For most Bitcoin traders, adjusting the price of advertisements by setting a margin works well enough. But if you are a high volume trader the price equation feature allows you more control over your price. This guide explains the fundamentals on how you can use complex price equations to your advantage to beat the competition.

What is a price equation?

Price equations allow you to automatically update your price with the price fluctuations of Bitcoin. They work by taking price information that we automatically fetch from market data sources (Other Bitcoin exchanges) and updating the price of your advertisement as soon as new price information is fetched. To create a custom price equation you select your market data sources and combine or modify them using operators.

The default price equation we use for advertisements uses a special market data source called btc_in_usd and a simple multiplication operator to place a margin on top of the market data price.

The market data source btc_in_usd returns the median price from several different trusted exchanges. This means that even if one or many of the exchanges start giving erroneous information the price source will still give an accurate median price.

Advertisement prices are on average updated once every five minutes.
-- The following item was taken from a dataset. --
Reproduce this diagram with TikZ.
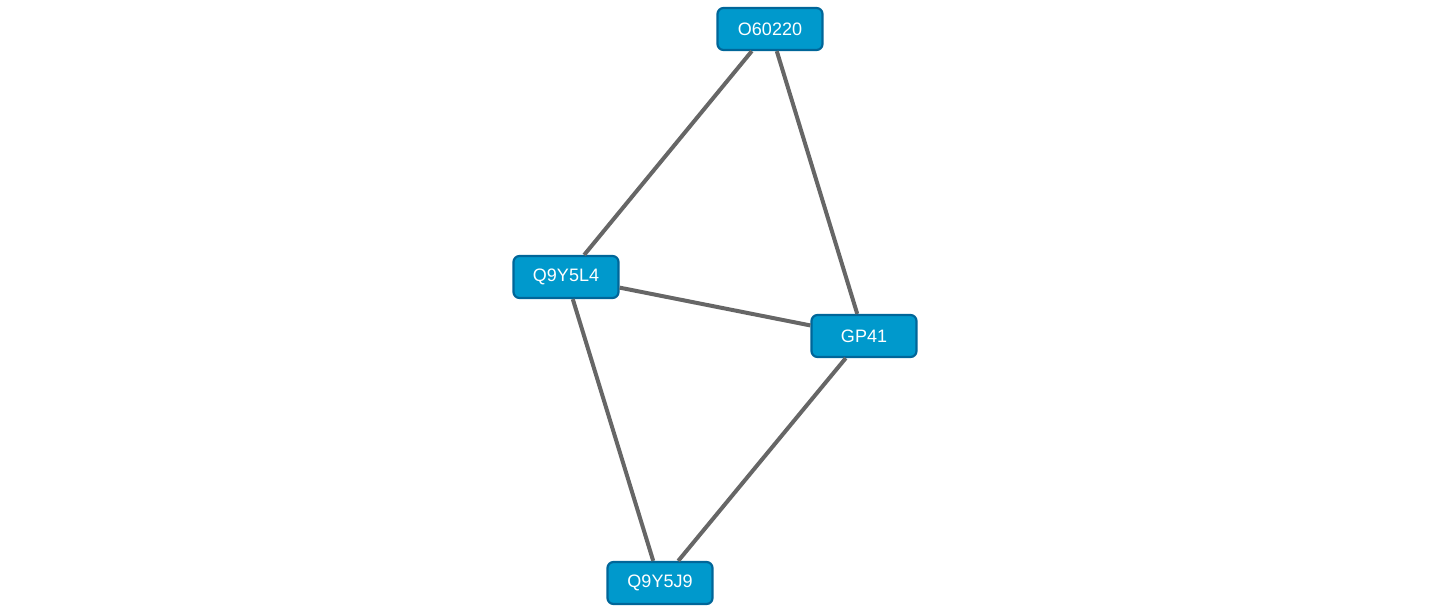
\documentclass[tikz,border=0pt]{standalone}
\usepackage{fontspec}
\setmainfont{Liberation Sans}
\definecolor{nodefill}{HTML}{0099CC}
\definecolor{nodeedge}{HTML}{006699}
\definecolor{edgegray}{HTML}{666666}
\begin{document}
\begin{tikzpicture}[x=1pt,y=-1pt,
  prot/.style={draw=nodeedge, fill=nodefill, line width=2.2pt, rounded corners=6pt,
    minimum width=105pt, minimum height=42pt, inner sep=0pt,
    text=white, font=\fontsize{18}{20}\selectfont},
  link/.style={draw=edgegray, line width=4pt}]
\useasboundingbox (0,0) rectangle (1431,613);
\node[prot] (o) at (770,29) {O60220};
\node[prot] (l4) at (566,277) {Q9Y5L4};
\node[prot] (gp) at (864,336) {GP41};
\node[prot] (j9) at (660,583) {Q9Y5J9};
\begin{scope}[on background layer/.try]
\end{scope}
\draw[link] (o) -- (l4);
\draw[link] (o) -- (gp);
\draw[link] (l4) -- (gp);
\draw[link] (l4) -- (j9);
\draw[link] (gp) -- (j9);
\end{tikzpicture}
\end{document}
When there is extra load on the service or if an API is slow to respond this process may take longer to run. The final price calculated from the price equation is for 1 BTC. Market data sources also always return the price for 1 BTC.
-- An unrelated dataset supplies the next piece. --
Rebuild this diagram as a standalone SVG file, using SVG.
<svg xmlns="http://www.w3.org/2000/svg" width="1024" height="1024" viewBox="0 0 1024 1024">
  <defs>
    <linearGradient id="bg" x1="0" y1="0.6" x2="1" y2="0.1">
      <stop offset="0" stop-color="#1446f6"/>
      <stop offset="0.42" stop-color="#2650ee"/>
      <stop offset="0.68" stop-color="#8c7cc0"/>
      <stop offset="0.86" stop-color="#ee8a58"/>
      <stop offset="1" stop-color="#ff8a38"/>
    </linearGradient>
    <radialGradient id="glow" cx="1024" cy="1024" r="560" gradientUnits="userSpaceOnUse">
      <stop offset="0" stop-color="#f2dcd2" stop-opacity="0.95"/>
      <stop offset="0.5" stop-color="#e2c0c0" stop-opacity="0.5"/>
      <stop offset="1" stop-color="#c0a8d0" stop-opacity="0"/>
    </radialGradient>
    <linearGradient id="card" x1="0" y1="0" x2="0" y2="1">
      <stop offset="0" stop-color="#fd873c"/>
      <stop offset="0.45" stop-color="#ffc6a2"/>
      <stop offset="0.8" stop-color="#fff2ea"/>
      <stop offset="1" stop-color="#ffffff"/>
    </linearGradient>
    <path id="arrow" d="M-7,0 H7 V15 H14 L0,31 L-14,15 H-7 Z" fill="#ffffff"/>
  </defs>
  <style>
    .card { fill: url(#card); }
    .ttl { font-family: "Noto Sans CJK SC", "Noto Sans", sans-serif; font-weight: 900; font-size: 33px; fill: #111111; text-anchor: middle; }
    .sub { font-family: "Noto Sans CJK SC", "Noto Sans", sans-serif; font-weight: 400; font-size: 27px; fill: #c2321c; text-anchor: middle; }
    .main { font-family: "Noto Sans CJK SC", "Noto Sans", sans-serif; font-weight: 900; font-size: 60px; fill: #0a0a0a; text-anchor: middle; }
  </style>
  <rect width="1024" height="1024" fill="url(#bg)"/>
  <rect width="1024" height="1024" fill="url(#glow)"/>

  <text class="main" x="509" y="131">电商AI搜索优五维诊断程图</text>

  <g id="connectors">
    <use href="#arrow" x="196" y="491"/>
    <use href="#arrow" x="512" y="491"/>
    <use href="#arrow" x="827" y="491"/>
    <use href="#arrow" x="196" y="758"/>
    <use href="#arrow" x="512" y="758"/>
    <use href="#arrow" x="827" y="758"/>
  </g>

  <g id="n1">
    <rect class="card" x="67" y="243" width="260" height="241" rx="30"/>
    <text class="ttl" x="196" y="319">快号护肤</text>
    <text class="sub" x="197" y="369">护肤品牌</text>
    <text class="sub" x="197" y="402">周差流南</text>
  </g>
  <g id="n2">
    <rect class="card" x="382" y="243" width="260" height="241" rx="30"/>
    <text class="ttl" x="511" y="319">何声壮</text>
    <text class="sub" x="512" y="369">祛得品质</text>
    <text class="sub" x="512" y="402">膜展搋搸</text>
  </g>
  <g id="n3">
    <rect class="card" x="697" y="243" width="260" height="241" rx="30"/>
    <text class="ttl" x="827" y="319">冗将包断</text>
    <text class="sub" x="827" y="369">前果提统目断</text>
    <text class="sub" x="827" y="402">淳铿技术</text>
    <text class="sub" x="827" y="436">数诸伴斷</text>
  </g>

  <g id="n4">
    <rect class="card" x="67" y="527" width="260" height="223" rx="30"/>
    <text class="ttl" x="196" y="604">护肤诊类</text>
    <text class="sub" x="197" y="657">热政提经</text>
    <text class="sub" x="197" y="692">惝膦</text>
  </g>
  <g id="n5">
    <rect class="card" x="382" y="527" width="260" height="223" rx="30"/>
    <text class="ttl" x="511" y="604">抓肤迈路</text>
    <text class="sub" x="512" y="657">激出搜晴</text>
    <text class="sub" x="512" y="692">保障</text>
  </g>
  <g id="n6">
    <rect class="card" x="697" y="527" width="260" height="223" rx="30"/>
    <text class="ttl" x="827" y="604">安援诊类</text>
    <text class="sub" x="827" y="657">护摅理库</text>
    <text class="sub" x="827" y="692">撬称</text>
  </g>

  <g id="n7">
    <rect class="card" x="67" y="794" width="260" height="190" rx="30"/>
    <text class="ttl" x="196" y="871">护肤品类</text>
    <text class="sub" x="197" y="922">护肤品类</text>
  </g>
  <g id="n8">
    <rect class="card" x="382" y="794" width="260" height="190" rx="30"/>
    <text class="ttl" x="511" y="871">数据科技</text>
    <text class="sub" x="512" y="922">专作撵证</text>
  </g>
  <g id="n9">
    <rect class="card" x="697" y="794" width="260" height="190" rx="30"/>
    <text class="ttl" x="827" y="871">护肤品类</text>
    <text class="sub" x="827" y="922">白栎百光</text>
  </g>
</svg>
If the equation returns more than one value or no value, the equation is not valid and won't work. Market data sources may not always return a price if there is, for example, low to no recent volume in that market. If an equation is not valid or does not fully resolve the advertisement will be turned off automatically.

Make your own equation

Step 1: Choose your pricing sources

The first and most important part of your equation is the selection of market price source(s). You should carefully choose which exchange you base your price on, you can find a list of all available market sources at the end of this guide. A simple equation only uses one market data source, the below market source takes the 24 hour average price from the Bitcoin exchange Bitstamp:

bitstampusd_avg

This is already on it's own a working equation, but to make some profit selling Bitcoin you will want to modify this with an operator.
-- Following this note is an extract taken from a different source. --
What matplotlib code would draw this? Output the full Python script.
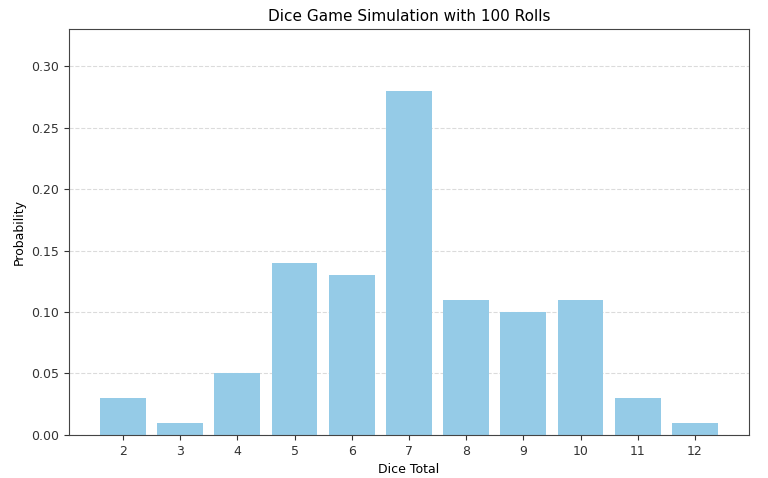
import matplotlib
matplotlib.use('Agg')
import matplotlib.pyplot as plt

# Dice totals and their observed probabilities (100 rolls)
totals = [2, 3, 4, 5, 6, 7, 8, 9, 10, 11, 12]
probabilities = [0.03, 0.01, 0.05, 0.14, 0.13, 0.28, 0.11, 0.10, 0.11, 0.03, 0.01]

fig = plt.figure(figsize=(7.68, 4.78), dpi=100)
ax = fig.add_axes([0.09, 0.09, 0.885, 0.849])

ax.bar(totals, probabilities, color='#95CBE7', width=0.8, zorder=2)
ax.set_title("Dice Game Simulation with 100 Rolls", fontsize=11)
ax.set_xlabel("Dice Total", fontsize=9)
ax.set_ylabel("Probability", fontsize=9)
ax.set_xticks(totals)
ax.set_ylim(0, 0.33)
ax.tick_params(labelsize=9, colors='#333333')
ax.grid(axis='y', linestyle='--', alpha=0.7, color='#cccccc', zorder=0)
for s in ax.spines.values():
    s.set_color('#444444')

plt.savefig("out.png", dpi=100)
plt.close()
Step 2: Use operators to modify your equation

Operators are different mathematical functions that you can use to adjust and change your price equation to fit your own needs. You can see the operators that are supported in the table below.


Operator Example equation Example value Description
+ 1 + 1 2 Add two values together
- 5 - 1 4 Subtract the right value from the left one
* 2 * 5 10 Multiply two values
/ 5 / 2 2.5 Divide the left value by the right one
min min(25, 100)
25 Minimum gives returns the smaller of the two values inside the parenthesis. You can chain min() inside another to get the smallest value of multiple numbers. e.g.
min(min(25, 100), min(20, 300)) = 20
max max(25, 100)
100 Maximum gives returns the larger of the two values inside the parenthesis. You can chain max() inside another to get the largest value of multiple numbers. e.g.
max(max(25, 100), max(20, 300)) = 300


The simplest equation ads just a percentage markup on top of the market price. To add, for example, a 12% margin on top of the price you need to multiply the market price source by 1.12 to increase the price by 12%. The resulting equation looks like this:

bitstampusd_avg*1.12

If you buy your Bitcoin that you sell from two different exchanges, let's say Bitstamp and Bitfinex, you probably want to make sure that your Bitcoin price is based off of the exchange that has the higher price so that your margin stays correct. Using two market data sources has the added benefit of protecting you in case one exchange experiences a sudden price crash while the other doesn't.

To do this the max() operator is useful. It is used to choose the larger of two values given to it. To use the max() operator you enter two values separated by a comma into the parenthesis. The values entered can be a market data source or any number.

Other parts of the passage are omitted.